Alternative methods include:
(1) Digging a trench about 10-12" deep and 12" wide around the plants. The rhizomes that spread horizontally stay close to the surface and you will be able to see them poking through the sides of the trench. When you see them, cut them with a pair of hand pruners, loppers, or a sharp shovel.
(2) Planting the bamboo in a raised planting bed that is surrounded by wall or cement or in a container.

Bamboo can be pruned to control its growth and for shaping. It can be pruned anytime of the year except the growing season when new shoots appear so as to not damage them. Once a year is all that's needed if a thorough job is done.

How to get rid of running bamboo -
Eradication of bamboo can be so difficult that you may want to contract out the work especially if you have a large, tightly packed grove as it will be a laborious task and result in a large amount of debris. If, however, you choose to tackle one of the toughest garden tasks on your own, take the following steps:
● Water the bamboo patch
● Cut down the stalks with pruners or handsaw
● Loosen the soil
● Pull the plant out
● Dig out the rhizomes and roots (sifting the soil helps locate strays)
Despite thinking you have removed all of it, bamboo removal is typically a multiyear process and some level of regrowth is to be expected. After the following growing season, reexamine the area for new growth emerging from leftover rhizomes.
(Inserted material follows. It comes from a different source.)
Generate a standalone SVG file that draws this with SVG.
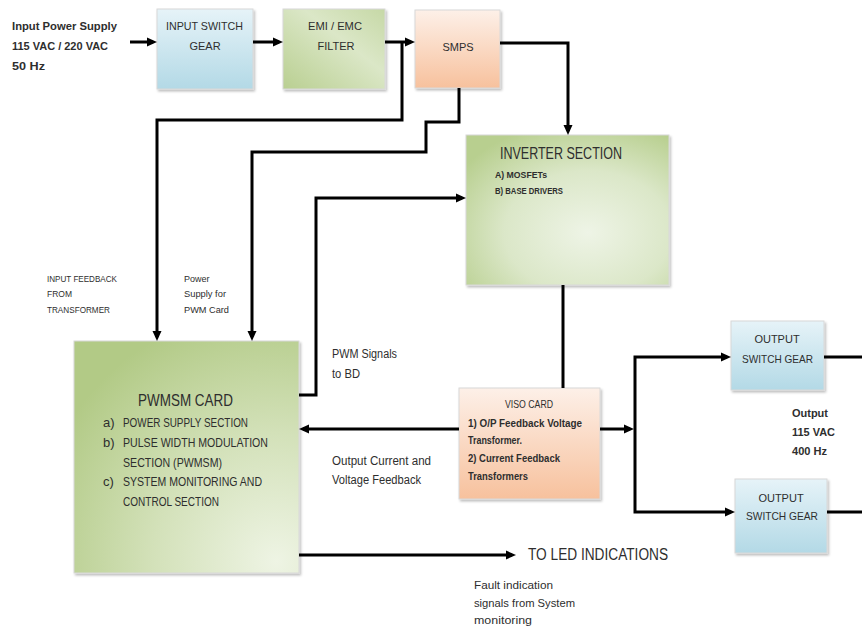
<svg xmlns="http://www.w3.org/2000/svg" width="862" height="631" viewBox="0 0 862 631">
<style>
text{font-family:"Liberation Sans",Arial,sans-serif;fill:#2e2e2e;}
.b{font-weight:bold;}
.box{stroke:#d8d8d8;stroke-width:1;filter:url(#sh);}
.wire{fill:none;stroke:#000;stroke-width:3;}
.arr{marker-end:url(#ah);}
</style>
<defs>
<marker id="ah" viewBox="0 0 10 10" refX="6" refY="5" markerWidth="10" markerHeight="10" markerUnits="userSpaceOnUse" orient="auto">
<path d="M0,0.5 L10,5 L0,9.5 z" fill="#000"/>
</marker>
<filter id="sh" x="-10%" y="-10%" width="125%" height="125%">
<feDropShadow dx="1.5" dy="2" stdDeviation="1.2" flood-color="#000" flood-opacity="0.25"/>
</filter>
<linearGradient id="gBlue" x1="0" y1="0" x2="0" y2="1">
<stop offset="0" stop-color="#e6f3f8"/>
<stop offset="1" stop-color="#b3d9e6"/>
</linearGradient>
<linearGradient id="gOr" x1="0" y1="0" x2="0" y2="1">
<stop offset="0" stop-color="#fdf0e8"/>
<stop offset="1" stop-color="#f7c19d"/>
</linearGradient>
<linearGradient id="gEmi" x1="0" y1="1" x2="1" y2="0">
<stop offset="0" stop-color="#b9cf91"/>
<stop offset="0.6" stop-color="#dbe7c7"/>
<stop offset="1" stop-color="#c6d8a6"/>
</linearGradient>
<radialGradient id="gInv" cx="0.6" cy="0.65" r="0.75">
<stop offset="0" stop-color="#eef4e6"/>
<stop offset="0.55" stop-color="#dbe7c8"/>
<stop offset="1" stop-color="#b8cf8f"/>
</radialGradient>
<radialGradient id="gPwm" cx="0.9" cy="0.95" r="1.1">
<stop offset="0" stop-color="#eef4e4"/>
<stop offset="0.5" stop-color="#d3e1b9"/>
<stop offset="1" stop-color="#b2ca86"/>
</radialGradient>
</defs>

<g id="input-label">
<text class="b" x="12" y="30" font-size="11" textLength="105" lengthAdjust="spacingAndGlyphs">Input Power Supply</text>
<text class="b" x="12" y="50" font-size="11" textLength="96" lengthAdjust="spacingAndGlyphs">115 VAC / 220 VAC</text>
<text class="b" x="12" y="70" font-size="11" textLength="33" lengthAdjust="spacingAndGlyphs">50 Hz</text>
</g>

<g id="input-switch-gear">
<rect class="box" x="157" y="9" width="96" height="80" fill="url(#gBlue)"/>
<text x="166" y="30" font-size="11" textLength="77" lengthAdjust="spacingAndGlyphs">INPUT SWITCH</text>
<text x="205" y="50" font-size="11" text-anchor="middle">GEAR</text>
</g>

<g id="emi-emc-filter">
<rect class="box" x="283" y="9" width="102" height="80" fill="url(#gEmi)"/>
<text x="308" y="30" font-size="11" textLength="54" lengthAdjust="spacingAndGlyphs">EMI / EMC</text>
<text x="336" y="50" font-size="11" text-anchor="middle">FILTER</text>
</g>

<g id="smps">
<rect class="box" x="415" y="10" width="85" height="78" fill="url(#gOr)"/>
<text x="458" y="51" font-size="11" text-anchor="middle">SMPS</text>
</g>

<g id="inverter-section">
<rect class="box" x="466" y="135" width="203" height="150" fill="url(#gInv)"/>
<text x="500" y="159" font-size="16.5" textLength="122" lengthAdjust="spacingAndGlyphs">INVERTER SECTION</text>
<text class="b" x="495" y="178" font-size="8.5" textLength="52" lengthAdjust="spacingAndGlyphs">A) MOSFETs</text>
<text class="b" x="495" y="194" font-size="8.5" textLength="68" lengthAdjust="spacingAndGlyphs">B) BASE DRIVERS</text>
</g>

<g id="pwmsm-card">
<rect class="box" x="74" y="341" width="225" height="232" fill="url(#gPwm)"/>
<text x="138" y="406" font-size="17" textLength="95" lengthAdjust="spacingAndGlyphs">PWMSM CARD</text>
<text x="103" y="427" font-size="13">a)</text>
<text x="123" y="427" font-size="13" textLength="125" lengthAdjust="spacingAndGlyphs">POWER SUPPLY SECTION</text>
<text x="103" y="447" font-size="13">b)</text>
<text x="123" y="447" font-size="13" textLength="145" lengthAdjust="spacingAndGlyphs">PULSE WIDTH MODULATION</text>
<text x="123" y="467" font-size="13" textLength="99" lengthAdjust="spacingAndGlyphs">SECTION (PWMSM)</text>
<text x="103" y="486" font-size="13">c)</text>
<text x="123" y="486" font-size="13" textLength="139" lengthAdjust="spacingAndGlyphs">SYSTEM MONITORING AND</text>
<text x="123" y="506" font-size="13" textLength="96" lengthAdjust="spacingAndGlyphs">CONTROL SECTION</text>
</g>

<g id="viso-card">
<rect class="box" x="459" y="388" width="141" height="111" fill="url(#gOr)"/>
<text x="505" y="408" font-size="11" textLength="48" lengthAdjust="spacingAndGlyphs">VISO CARD</text>
<text class="b" x="468" y="427" font-size="10.5" textLength="114" lengthAdjust="spacingAndGlyphs">1) O/P Feedback Voltage</text>
<text class="b" x="468" y="444" font-size="10.5" textLength="54" lengthAdjust="spacingAndGlyphs">Transformer.</text>
<text class="b" x="468" y="462" font-size="10.5" textLength="92" lengthAdjust="spacingAndGlyphs">2) Current Feedback</text>
<text class="b" x="468" y="480" font-size="10.5" textLength="60" lengthAdjust="spacingAndGlyphs">Transformers</text>
</g>

<g id="output-switch-gear-1">
<rect class="box" x="731" y="321" width="93" height="69" fill="url(#gBlue)"/>
<text x="777" y="343" font-size="11" text-anchor="middle">OUTPUT</text>
<text x="742" y="363" font-size="11" textLength="71" lengthAdjust="spacingAndGlyphs">SWITCH GEAR</text>
</g>

<g id="output-switch-gear-2">
<rect class="box" x="735" y="479" width="92" height="74" fill="url(#gBlue)"/>
<text x="781" y="502" font-size="11" text-anchor="middle">OUTPUT</text>
<text x="746" y="520" font-size="11" textLength="72" lengthAdjust="spacingAndGlyphs">SWITCH GEAR</text>
</g>

<g id="labels">
<text x="47" y="282" font-size="8.5" fill="#444" textLength="70" lengthAdjust="spacingAndGlyphs">INPUT FEEDBACK</text>
<text x="47" y="297" font-size="8.5" fill="#444">FROM</text>
<text x="47" y="313" font-size="8.5" fill="#444" textLength="63" lengthAdjust="spacingAndGlyphs">TRANSFORMER</text>
<text x="184" y="282" font-size="9">Power</text>
<text x="184" y="297" font-size="9" textLength="42" lengthAdjust="spacingAndGlyphs">Supply for</text>
<text x="184" y="313" font-size="9" textLength="45" lengthAdjust="spacingAndGlyphs">PWM Card</text>
<text x="332" y="358" font-size="12" textLength="65" lengthAdjust="spacingAndGlyphs">PWM Signals</text>
<text x="332" y="378" font-size="12" textLength="28" lengthAdjust="spacingAndGlyphs">to BD</text>
<text x="332" y="465" font-size="12" textLength="99" lengthAdjust="spacingAndGlyphs">Output Current and</text>
<text x="332" y="484" font-size="12" textLength="89" lengthAdjust="spacingAndGlyphs">Voltage Feedback</text>
<text class="b" x="792" y="417" font-size="11" textLength="36" lengthAdjust="spacingAndGlyphs">Output</text>
<text class="b" x="792" y="436" font-size="11" textLength="43" lengthAdjust="spacingAndGlyphs">115 VAC</text>
<text class="b" x="792" y="455" font-size="11" textLength="35" lengthAdjust="spacingAndGlyphs">400 Hz</text>
<text x="528" y="560" font-size="16" textLength="140" lengthAdjust="spacingAndGlyphs">TO LED INDICATIONS</text>
<text x="474" y="589" font-size="11" textLength="79" lengthAdjust="spacingAndGlyphs">Fault indication</text>
<text x="474" y="607" font-size="11" textLength="101" lengthAdjust="spacingAndGlyphs">signals from System</text>
<text x="474" y="624" font-size="11" textLength="58" lengthAdjust="spacingAndGlyphs">monitoring</text>
</g>

<g id="connectors">
<path class="wire arr" d="M130,42 H153"/>
<path class="wire arr" d="M253,42 H279"/>
<path class="wire arr" d="M385,42 H411"/>
<path class="wire arr" d="M402,42 V120 H157 V337"/>
<path class="wire arr" d="M459,88 V122 H426 V152 H252 V337"/>
<path class="wire arr" d="M500,43 H568 V131"/>
<path class="wire arr" d="M299,395 H316 V198 H462"/>
<path class="wire" d="M563,285 V388"/>
<path class="wire arr" d="M459,429 H303"/>
<path class="wire arr" d="M600,429 H630"/>
<path class="wire arr" d="M635,429 V357 H727"/>
<path class="wire arr" d="M635,429 V512 H731"/>
<path class="wire" d="M824,357 H862"/>
<path class="wire" d="M827,512 H862"/>
<path class="wire arr" d="M299,555 H512"/>
</g>
</svg>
For most removals one follow-up should be enough to eliminate the bamboo for good but for larger areas, 2-3 followups may be needed to completely eradicate it.

Alternative methods include cutting down the stalks, exposing the rhizomes, and
(1) Drenching the ground with white vinegar, boiling water, or a strong herbicide.
(2) Covering with a tarp for several weeks or months to cut off nutrients and allow the contents below the tarp to suffocate and eventually die.
Dig up and remove as much of the rhizomes and roots as possible. If new shoots emerge, mow the area and repeat the process until the bamboo is totally eradicated.